To uncover infringers, the BSA runs extensive radio and Web advertisements encouraging people to anonymously report their employers or former employers. The group, which lists software vendors such as Adobe, Apple, Cisco, Dell and Microsoft as members, has drawn criticism for depending on disgruntled or laid-off employees to act as informants. Experts often note the plethora of bitter ex-employees in a recession. Scott says most companies never find out who reported them.
Jenny Blank, the BSA’s senior director of legal affairs, rejects the criticism, saying her organization gives people the opportunity to do the right thing.
“Sure, the people who call us are frequently disgruntled,” she says. “But you have to distinguish between being disgruntled and telling the truth. The disgruntlement is the motivation to pick up the phone, but it’s because they have the tale to tell us.”
The organization advertises rewards of up to $1 million, but it takes a settlement of $15 million to reap that much. More often, informants’ rewards lie closer to $12,000.
“It’s still pretty good money, if you ask me,” Blank says.
Despite the steep settlements, corporations rarely steal software intentionally.
“It can be very difficult to control how your software is being used within the four corners of the organization,” Weiss says.
A variety of situations, which in-house counsel must work to prevent, can lead to unlicensed programs spreading throughout a company. For example, two businesses merge, and copies from the two formerly separate entities might get crossed among the new unified organization.
“Or one branch of a company buys a program,” Weiss says, giving another scenario. “Somebody in another division knows that the first division has that product and says, ‘Can we have a copy?’ Somebody within the division who purchased the software gives a copy to somebody in that other division, but it wasn’t authorized for use there.”
Less commonly, a company might find a “too good to be true” Web site that sells software for strangely low prices. Such a vendor might claim to be an authorized reseller, but the software is actually pirated. This is a more easily preventable trap.
“It’s exercising some due diligence and common sense on the front end–not just going, ‘Wow!

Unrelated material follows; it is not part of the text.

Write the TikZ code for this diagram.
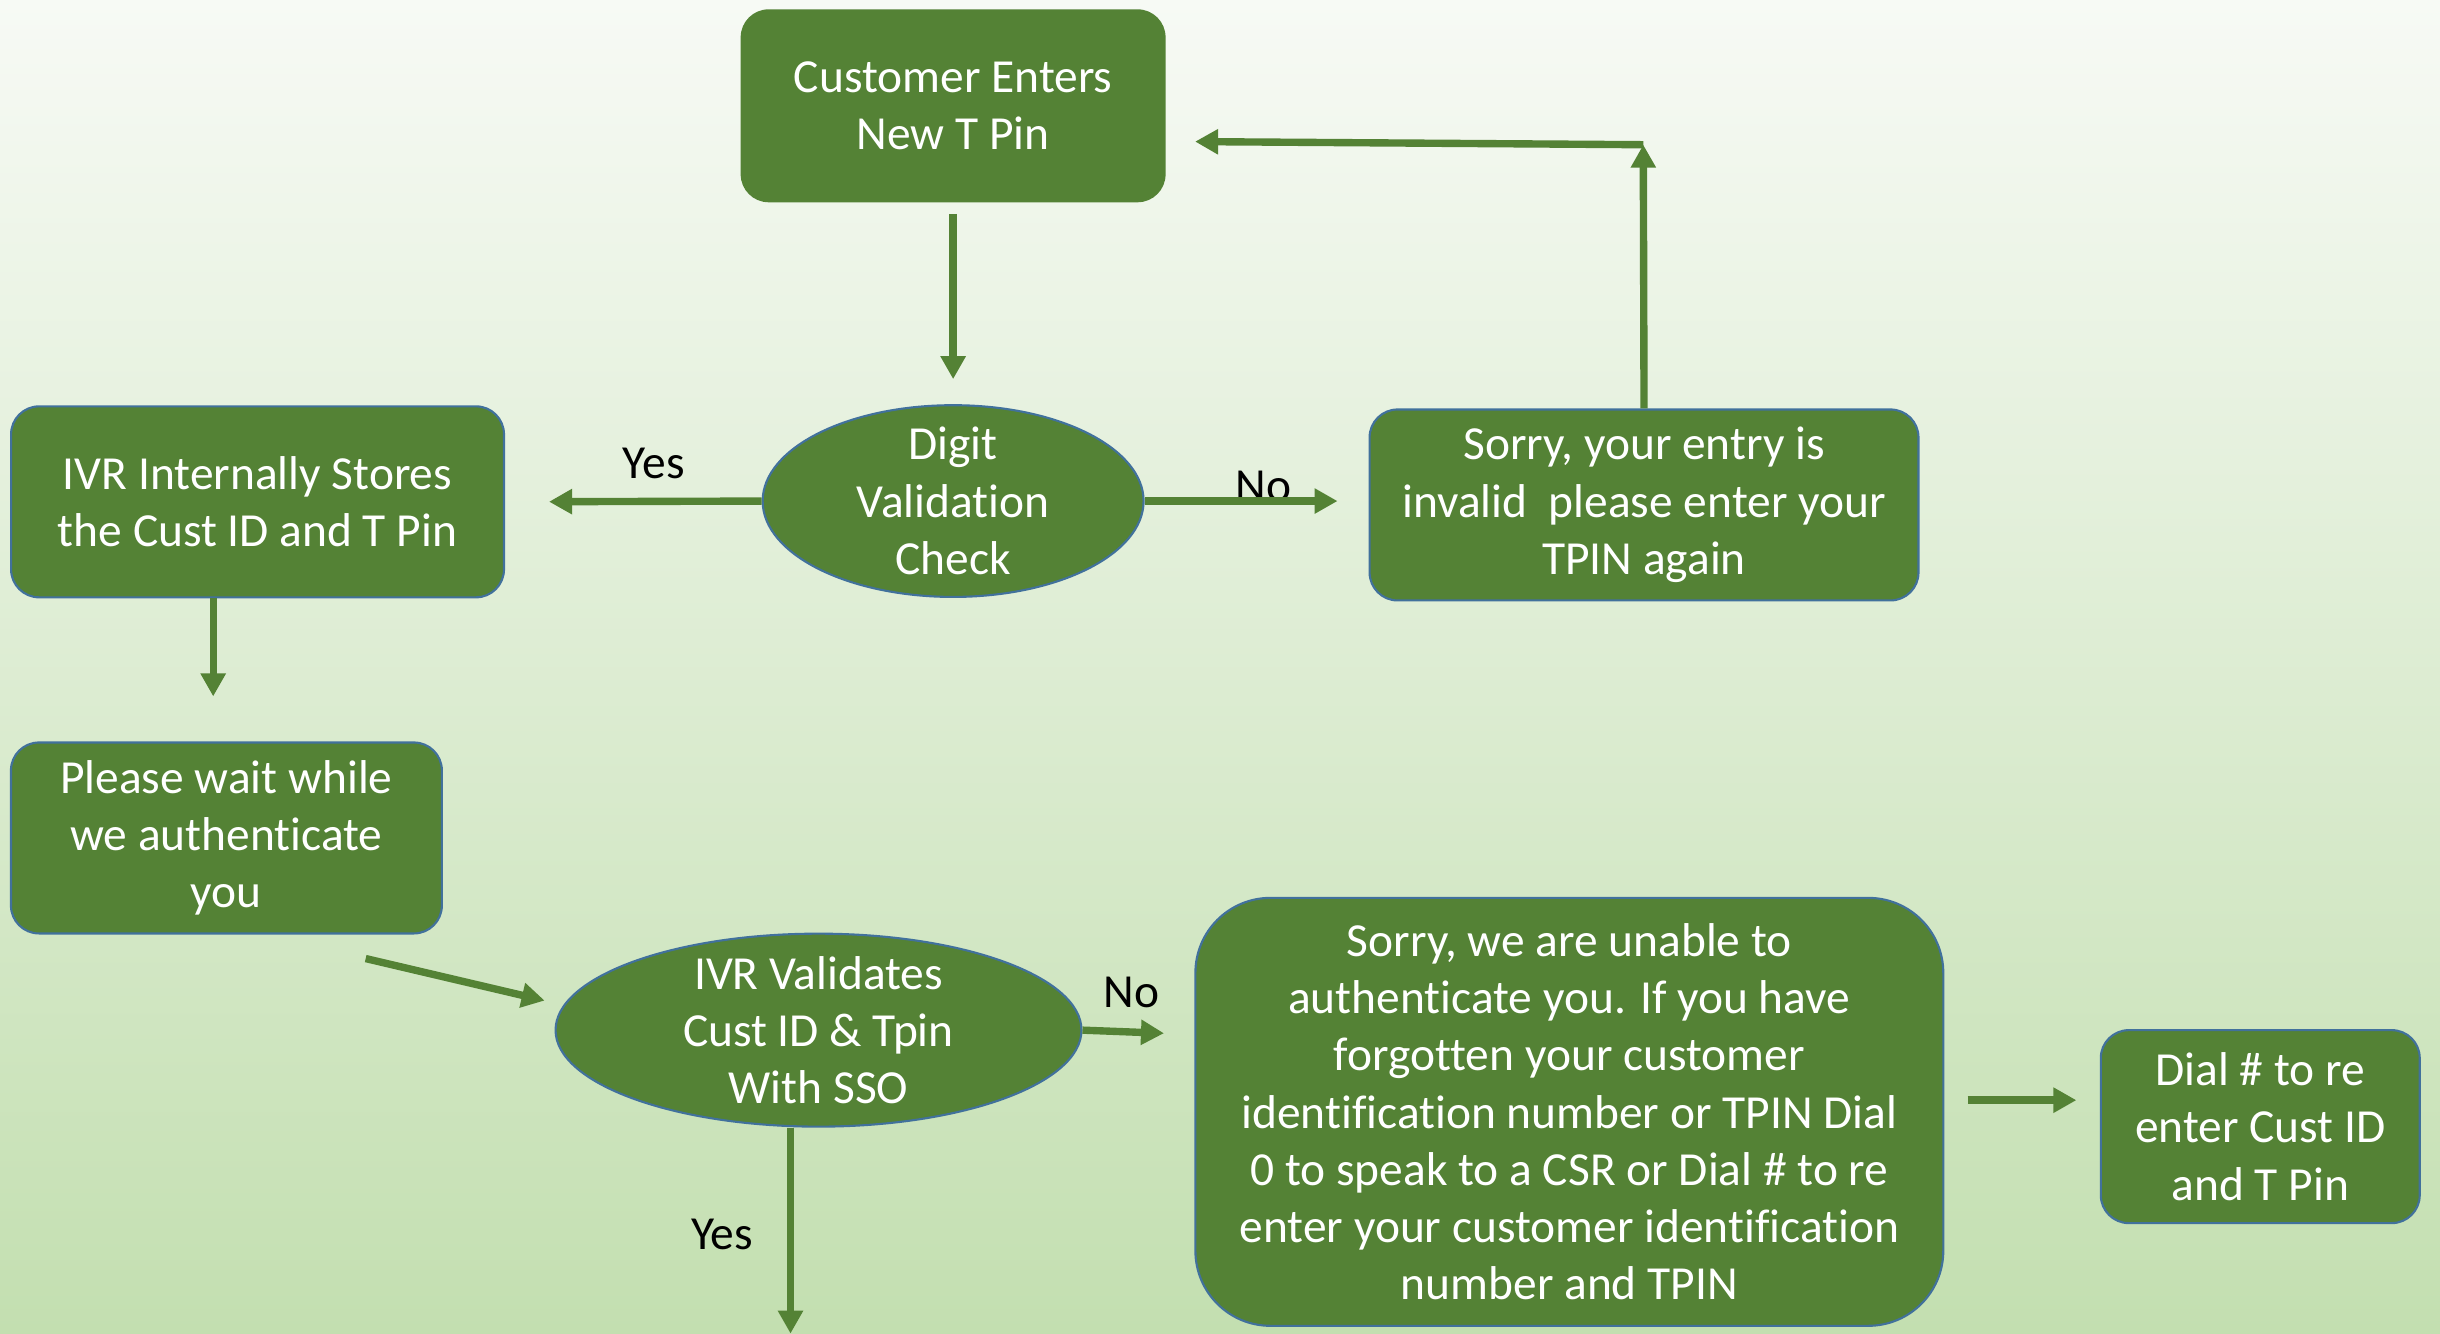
\documentclass[tikz,border=0pt]{standalone}
\usepackage{fontspec}
\setmainfont[Ligatures=NoCommon]{Carlito}
\usetikzlibrary{arrows.meta,shapes.geometric,calc}
\definecolor{boxgreen}{HTML}{548235}
\definecolor{edgeblue}{HTML}{41719C}
\definecolor{bgtop}{HTML}{F7FAF5}
\definecolor{bgbottom}{HTML}{C3DFB0}

\begin{document}
\begin{tikzpicture}[x=0.015561cm,y=-0.015561cm,>={Triangle[length=0.23cm,width=0.24cm]},
      font=\fontsize{13.5}{16.3}\selectfont,
      flow/.style={draw=boxgreen,line width=2.1pt,->},
      box node/.style={rectangle,rounded corners=0.28cm,fill=boxgreen,draw=edgeblue,
        line width=0.6pt,text=white,align=center,inner sep=0pt},
      check node/.style={ellipse,fill=boxgreen,draw=edgeblue,line width=0.6pt,
        text=white,align=center,inner xsep=0pt}]

      % background
      \shade[top color=bgtop,bottom color=bgbottom] (0,0) rectangle (1568,857);
      \useasboundingbox (0,0) rectangle (1568,857);

      \node[box node,draw=none,minimum width=4.25cm,minimum height=1.93cm] (enter) at (612.5,68) {Customer Enters\\New T Pin};
      \node[check node,inner ysep=-1.7pt,minimum width=3.81cm,minimum height=1.91cm] (digit) at (612.5,322) {Digit\\Validation\\Check};
      \node[box node,minimum width=5.49cm,minimum height=1.91cm] (invalid) at (1056.5,324.5) {Sorry, your entry is\\invalid\ \ please enter your\\TPIN again};
      \node[box node,minimum width=4.93cm,minimum height=1.91cm] (stores) at (165.5,322.5) {IVR Internally Stores\\the Cust ID and T Pin};
      \node[box node,minimum width=4.31cm,minimum height=1.91cm] (wait) at (145.5,538.5) {Please wait while\\we authenticate\\you};
      \node[check node,inner ysep=-2.2pt,minimum width=5.26cm,minimum height=1.93cm] (sso) at (526,662) {IVR Validates\\Cust ID \& Tpin\\With SSO};
      \node[box node,rounded corners=0.75cm,minimum width=7.48cm,minimum height=4.28cm] (unable) at (1008.5,714.5)
        {Sorry, we are unable to\\authenticate you. If you have\\forgotten your customer\\identification number or TPIN Dial\\0 to speak to a CSR or Dial \# to re\\enter your customer identification\\number and TPIN};
      \node[box node,minimum width=3.19cm,minimum height=1.93cm] (redial) at (1452.5,724) {Dial \# to re\\enter Cust ID\\and T Pin};

      \node (yes1) at (420,298) {Yes};
      \node[anchor=base] (no1) at (812,322) {No};
      \node (no2) at (727,638) {No};
      \node (yes2) at (464,793) {Yes};

      \coordinate (turn) at (1056,93);
      \coordinate (back) at (768,91);
      \coordinate (w1) at (235,616);
      \coordinate (w2) at (350,643);
      \coordinate (no2end) at (748,664);
      \coordinate (yesend) at (508,857);

      \draw[flow,shorten <=3pt,shorten >=0.25cm] (enter) -- (digit);
      \draw[flow,shorten >=0.44cm] (digit.west) -- (stores.east);
      \draw[flow,shorten >=0.31cm] (digit.east) -- (invalid.west |- digit.east);
      \draw[flow] (invalid.north) -- (turn);
      \draw[flow] (turn) -- (back);
      \draw[flow] ($(stores.south)+(-28.5,0)$) -- ++(0,63);
      \draw[flow] (w1) -- (w2);
      \draw[flow] (sso.east) -- (no2end);
      \draw[flow] (sso.south -| yesend) -- (yesend);
      \draw[flow] ($(unable.east)+(15,-7.5)$) -- ($(redial.west)+(-15,-17)$);
    \end{tikzpicture}
\end{document}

I can get this at one-tenth of the price everyone else is getting,’” says Kathy Ossian, information technology law leader at Miller Canfield.

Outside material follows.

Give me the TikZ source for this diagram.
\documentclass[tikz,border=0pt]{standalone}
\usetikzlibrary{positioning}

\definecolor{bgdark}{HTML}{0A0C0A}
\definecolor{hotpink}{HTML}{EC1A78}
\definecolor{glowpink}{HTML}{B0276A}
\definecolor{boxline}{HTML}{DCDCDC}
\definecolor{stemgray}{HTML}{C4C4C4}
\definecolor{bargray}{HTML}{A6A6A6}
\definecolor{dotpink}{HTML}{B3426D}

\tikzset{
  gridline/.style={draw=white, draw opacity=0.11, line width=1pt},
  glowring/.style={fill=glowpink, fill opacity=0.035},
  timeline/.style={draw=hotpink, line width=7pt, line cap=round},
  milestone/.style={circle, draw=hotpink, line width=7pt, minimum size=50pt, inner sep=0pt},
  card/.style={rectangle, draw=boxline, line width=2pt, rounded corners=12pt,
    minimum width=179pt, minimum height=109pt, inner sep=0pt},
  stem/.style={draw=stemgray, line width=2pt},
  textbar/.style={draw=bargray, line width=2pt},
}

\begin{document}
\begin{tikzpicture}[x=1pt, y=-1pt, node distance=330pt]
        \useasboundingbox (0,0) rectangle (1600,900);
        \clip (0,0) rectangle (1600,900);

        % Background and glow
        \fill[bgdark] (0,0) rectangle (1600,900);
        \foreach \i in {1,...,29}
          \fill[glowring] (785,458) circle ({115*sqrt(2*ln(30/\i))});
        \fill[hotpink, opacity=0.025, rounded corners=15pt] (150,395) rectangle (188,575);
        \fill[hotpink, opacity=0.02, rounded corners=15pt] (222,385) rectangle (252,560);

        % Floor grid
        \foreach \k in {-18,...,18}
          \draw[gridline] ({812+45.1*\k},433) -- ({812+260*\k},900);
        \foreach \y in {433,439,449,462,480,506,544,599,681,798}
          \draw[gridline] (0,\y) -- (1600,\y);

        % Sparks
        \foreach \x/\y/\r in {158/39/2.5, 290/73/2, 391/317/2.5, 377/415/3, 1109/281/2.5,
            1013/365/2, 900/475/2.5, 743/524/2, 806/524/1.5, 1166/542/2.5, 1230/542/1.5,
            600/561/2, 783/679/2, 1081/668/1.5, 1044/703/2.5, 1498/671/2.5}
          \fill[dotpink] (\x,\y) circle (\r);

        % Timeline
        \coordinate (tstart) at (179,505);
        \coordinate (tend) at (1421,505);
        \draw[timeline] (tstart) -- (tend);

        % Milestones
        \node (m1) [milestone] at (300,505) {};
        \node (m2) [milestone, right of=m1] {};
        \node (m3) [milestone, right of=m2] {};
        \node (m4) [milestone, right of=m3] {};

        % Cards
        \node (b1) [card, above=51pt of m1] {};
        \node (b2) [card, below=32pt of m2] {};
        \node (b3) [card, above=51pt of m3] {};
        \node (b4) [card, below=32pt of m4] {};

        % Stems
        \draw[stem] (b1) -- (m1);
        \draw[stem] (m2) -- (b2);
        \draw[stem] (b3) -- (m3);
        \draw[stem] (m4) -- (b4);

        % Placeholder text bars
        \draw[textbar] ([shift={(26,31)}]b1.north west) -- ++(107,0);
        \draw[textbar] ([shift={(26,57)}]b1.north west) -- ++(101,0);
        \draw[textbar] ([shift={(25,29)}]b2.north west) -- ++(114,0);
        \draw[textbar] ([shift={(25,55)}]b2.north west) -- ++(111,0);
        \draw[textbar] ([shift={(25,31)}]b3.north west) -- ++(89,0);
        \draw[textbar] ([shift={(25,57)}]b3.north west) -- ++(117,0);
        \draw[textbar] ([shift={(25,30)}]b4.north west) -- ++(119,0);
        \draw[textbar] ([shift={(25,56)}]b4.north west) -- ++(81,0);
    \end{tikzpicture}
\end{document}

Additionally, Scott says IT employees circumvent software access control technologies–in violation of the Digital Millennium Copyright Act–more often than counsel would expect. Sometimes they use cracked codes or multiple registration keys for company programs.
“You’d be shocked at what you find when you’re not looking,” he says.
When push comes to shove, the only way to prove software is properly licensed is with the original receipt. Scott says credit card statements, authenticity certificates and license agreements will not cut it.
To stay compliant, Ossian says legal departments need to keep track of how their companies manage software. Even though it’s time-consuming and expensive, in-house attorneys should ask the IT department lots of questions before the software groups ever come knocking.
“Can anybody install software or does it have to be done by the information services department? [Ask] those kinds of questions, almost like a self-audit,” Ossian says. “If the answers are, ‘I don’t know,’ or, ‘Sort of,’ then you probably have an issue.”
If someone does report your company, the legal team should be the company’s liaison with the software people from the moment you receive that audit letter. Weiss warns not to let IT personnel respond directly to the vendors.
“Often they try to be helpful, and they go too far,” he adds. “They’ll disclose things beyond what the software vendor is asking you to reveal.”
Finally, from the BSA’s perspective, Blank recommends avoiding knee-jerk reactions to the audit letter. Running out and buying a whole bunch of new software, she points out, won’t eliminate the problem.
“Or, God forbid–don’t delete all your software, because that would be spoliation of evidence,” she says.